Rarely has an economic slowdown lasted for more than six quarters
Korea’s cyclical downturn has stymied growth over the past four quarters, relegating it to Asia’s worst-performing market this year, but rarely has an economic slowdown there lasted for more than six. We expect 3Q19 to mark the trough of the cycle as investments and exports bottom. Even without changes to government policy, a low-base effect, won depreciation, rate cuts, and stimulus in the lead-up to a general election in April 2020 should prevent any further deterioration.

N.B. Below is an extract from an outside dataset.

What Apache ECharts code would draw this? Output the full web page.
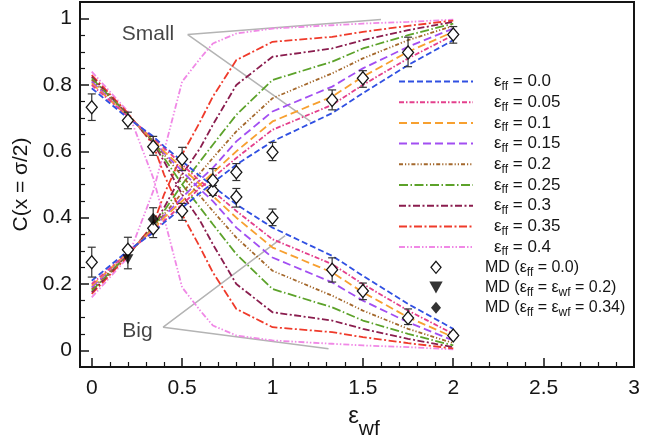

US-China trade war is not all doom and gloom
While singled out as a key victim of the trade war, it is not all doom and gloom. Korean companies have an opportunity to gain comparative advantage over competitors whose entire supply chains are in China. Long-term resilience of key industries, such as semiconductors, has strengthened as Beijing’s push into the higher value chain is delayed. Writing Korea off in next-generation technologies is a mistake given its abundant and competitive human capital and R&D capabilities.
Poor sentiment is driving the market discount
Korea’s market discount has expanded despite the improvement in corporate governance, having found a new reason in its socialist government. The ruling party’s economic and diplomatic policies are sapping business sentiment and driving away investors. Nonetheless, continued improvement in shareholder returns is positive, and a deal between Donald Trump and Kim Jong-un could be a potential catalyst.